Дверца открылась, его подняли и опустили на землю. Рошека окружили мужчины со знакомыми лицами, но имена и должности он не мог припомнить. Он машинально положил руки на свои костыли и прошел в центр какой-то небольшой группы. Ощутил дуновение ветра и приостановился, чтобы поглубже натянуть шляпу.
У оградительных перил плечом к плечу стояли люди. Они расступились, освобождая ему место, что-то говорили, но он ничего не слышал. Он смотрел. Мощный поток зеленой безжизненной воды стремительно вырывался из водохранилища через опущенные ворота водослива и с шумом обрушивался вниз по гладкому бетонному ложу пластинчатым потоком, превращаясь внизу в белое пенящееся неистовство в точности так, как предсказывали формулы гидравлики и эксперименты с масштабными моделями. Это было прекрасным и гипнотическим зрелищем: мощь воды направляется и регулируется точно рассчитанными углами и изгибами водослива, это была иллюстрация для учебника по инженерному делу.
Позади водослива, где не должно быть ничего, кроме гладкого рыжевато-коричневого края сожженной солнцем насыпи, бесновался какой-то бурый зверь из ночного кошмара, свирепо рычащий, прогрызающий роковую впадину в одном из рукотворных чудес света. Чудовище напрягалось и извергалось, хлестало, словно хвост взбесившегося зверя, пытающегося выбраться из своей норы. Когда удастся вырваться на свободу, его немедленно поглотит невообразимых размеров поток.
Все было неправильно с самого начала, подумал Рошек, качая головой, а слезы все текли и текли по щекам. Плотина в ущелье Сьерра была спроектирована отчасти для того, чтобы поднять его престиж и порадовать душу. Подвергать ее такому отвратительному испытанию было безумием, преступлением, гротескной несуразицей. С внезапной ясностью он вспомнил гнев и раздражение, которое он, в ту пору молодой инженер, испытал, когда написанная им научная статья была изуродована техническим журналом. Сложный анализ заканчивался одним-единственным уравнением, результатом тысячи наблюдений в этой области. И все это было безнадежно изувечено. Из-за глупости людей, которых он никогда и в глаза не видел, вывод огромной ценности превратился в нечто смехотворное. Он хотел тогда поехать в Нью-Йорк и задушить издателей голыми руками. Сейчас он испытывал то же самое.

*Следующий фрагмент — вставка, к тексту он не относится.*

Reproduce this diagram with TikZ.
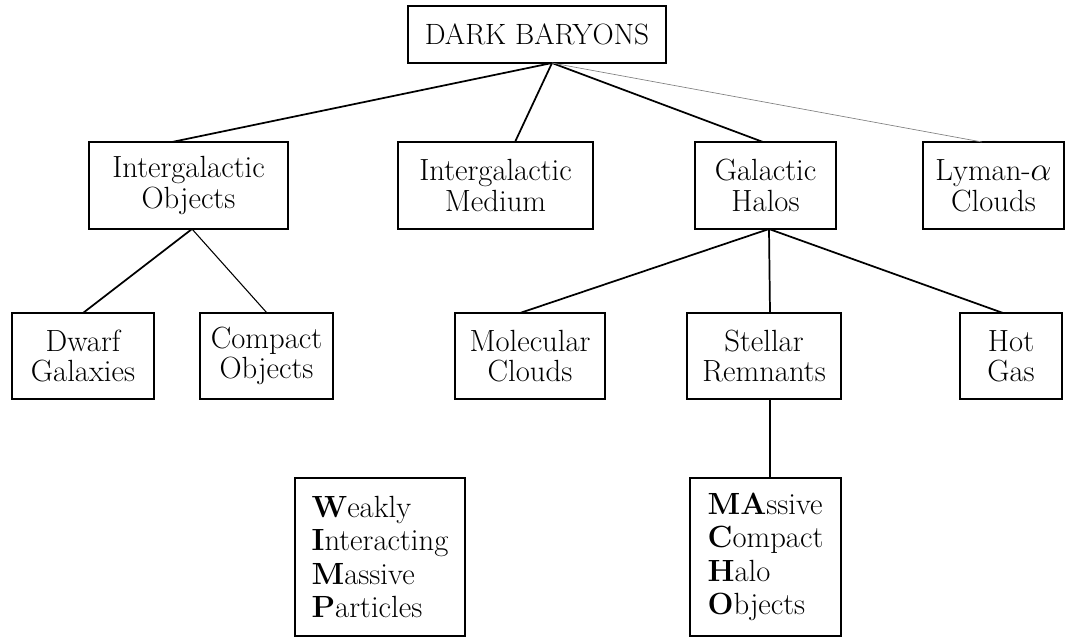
\documentclass[tikz,border=0pt]{standalone}
\usepackage{fontspec}
\begin{document}
\begin{tikzpicture}[x=0.75pt,y=-0.75pt,
  box/.style={draw, line width=1pt, inner sep=0pt, align=center,
    minimum height=65pt, font=\fontsize{23}{23.5}\selectfont},
  lowbox/.style={box, font=\fontsize{23}{22.5}\selectfont},
  tallbox/.style={box, align=left, minimum height=118.5pt, font=\fontsize{23}{25}\selectfont},
  link/.style={line width=1.3pt},
  thinlink/.style={line width=0.8pt},
  faintlink/.style={line width=0.5pt, gray}]
\useasboundingbox (0,0) rectangle (1066,638);

% top
\node[box, minimum width=193.5pt, minimum height=42.75pt, font=\fontsize{22}{24}\selectfont] (top) at (537,34.5) {DARK BARYONS};

% row 2
\node[box, minimum width=149.25pt] (io)  at (188.5,185.5) {Intergalactic\\Objects};
\node[box, minimum width=146.25pt] (igm) at (495.5,185.5) {Intergalactic\\Medium};
\node[box, minimum width=105.75pt] (gh)  at (765.5,185.5) {Galactic\\Halos};
\node[box, minimum width=105.75pt] (ly)  at (993.5,185.5) {Lyman-$\alpha$\\Clouds};

% row 3
\node[lowbox, minimum width=106.5pt, minimum height=64.5pt] (dw) at (83,356) {Dwarf\\Galaxies};
\node[lowbox, minimum width=99.75pt, minimum height=64.5pt] (co) at (266.5,356) {Compact\\Objects};
\node[lowbox, minimum width=112.5pt, minimum height=64.5pt] (mo) at (530,356) {Molecular\\Clouds};
\node[lowbox, minimum width=115.5pt, minimum height=64.5pt] (st) at (764,356) {Stellar\\Remnants};
\node[lowbox, minimum width=76.5pt, minimum height=64.5pt] (hg) at (1011,356) {Hot\\Gas};

% row 4
\node[tallbox, minimum width=127.5pt] (wi) at (380,557)
  {\textbf{W}eakly\\\textbf{I}nteracting\\\textbf{M}assive\\\textbf{P}articles};
\node[tallbox, minimum width=113.25pt] (ma) at (765.5,557)
  {\textbf{MA}ssive\\\textbf{C}ompact\\\textbf{H}alo\\\textbf{O}bjects};

% attachment points
\coordinate (j0) at (552,63);
\coordinate (io-in) at (172,142);
\coordinate (igm-in) at (515,142);
\coordinate (gh-in) at (763,142);
\coordinate (ly-in) at (982,142);
\coordinate (io-out) at (192,229);
\coordinate (dw-in) at (83,313);
\coordinate (co-in) at (267,313);
\coordinate (gh-out) at (769,229);
\coordinate (mo-in) at (520,313);
\coordinate (st-in) at (770,313);
\coordinate (hg-in) at (1003,313);
\coordinate (st-out) at (770,399);
\coordinate (ma-in) at (770,478);

% connectors
\draw[link] (j0) -- (io-in);
\draw[link] (j0) -- (igm-in);
\draw[link] (j0) -- (gh-in);
\draw[faintlink] (j0) -- (ly-in);
\draw[link] (io-out) -- (dw-in);
\draw[thinlink] (io-out) -- (co-in);
\draw[link] (gh-out) -- (mo-in);
\draw[link] (gh-out) -- (st-in);
\draw[link] (gh-out) -- (hg-in);
\draw[link] (st-out) -- (ma-in);
\end{tikzpicture}
\end{document}
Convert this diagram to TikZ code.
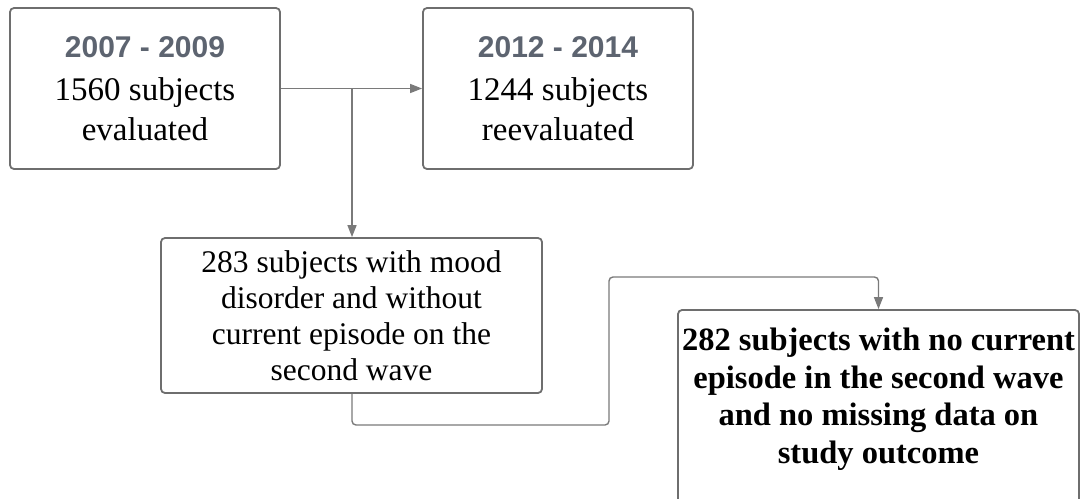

Плотина в ущелье Сьерра исчезала у него на глазах. Сдиралось гладкое покрытие, силы природы вершили свою работу. Он не мог остановить их, бесполезно его эмоциональное участие. Он отстраненно наблюдал за происходящим, словно из звуконепроницаемой будки смотрел какой-то фильм. Руки наглого молодого танцора с почти совершенным телом ласкали Элеонору Джеймс, и она улыбалась в ответ, но что ему до этого? Элеонора уже ушла из его жизни, скоро это же сделает и плотина. Он выполнил свою работу так хорошо, как только мог, а другие разрушили его создание. Элеонора оказалась не той, которую он любил, и сейчас перед ним была не его плотина. Он боготворил совершенство. Плотина в ущелье Сьерра, которую он спроектировал и построил, не могла бы развалиться, словно песчаный дворец, чтобы послужить развлечением для банды вампиров.
Ветер теребил его одежду, шляпу сорвало с головы и катапультой взметнуло в воздух, словно бумажного голубя. Рошек наблюдал, как она парит высоко в небе, а потом падает по длинной дуге, вертясь и уменьшаясь в размерах, пока не превратилась в безвозвратное пятнышко, спустя какие-то, как показалось, минуты скрывшееся в недрах реки, каскадами текущей по фасаду дамбы.
Он ослабил кисти рук, и костыли со стуком упали. Чтобы не свалиться, сомкнул пальцы вокруг холодной стальной трубы перил ограды. Если бы не иссохшие ноги, он мгновенно перепрыгнул бы через эту ограду. Потом расслышал чей-то вроде бы знакомый голос и медленно повернулся вправо. В трех метрах от него какой-то мужчина в белом рабочем комбинезоне пристально смотрел в бинокль и держал у губ микрофон радио. Рошек где-то видел это лицо раньше.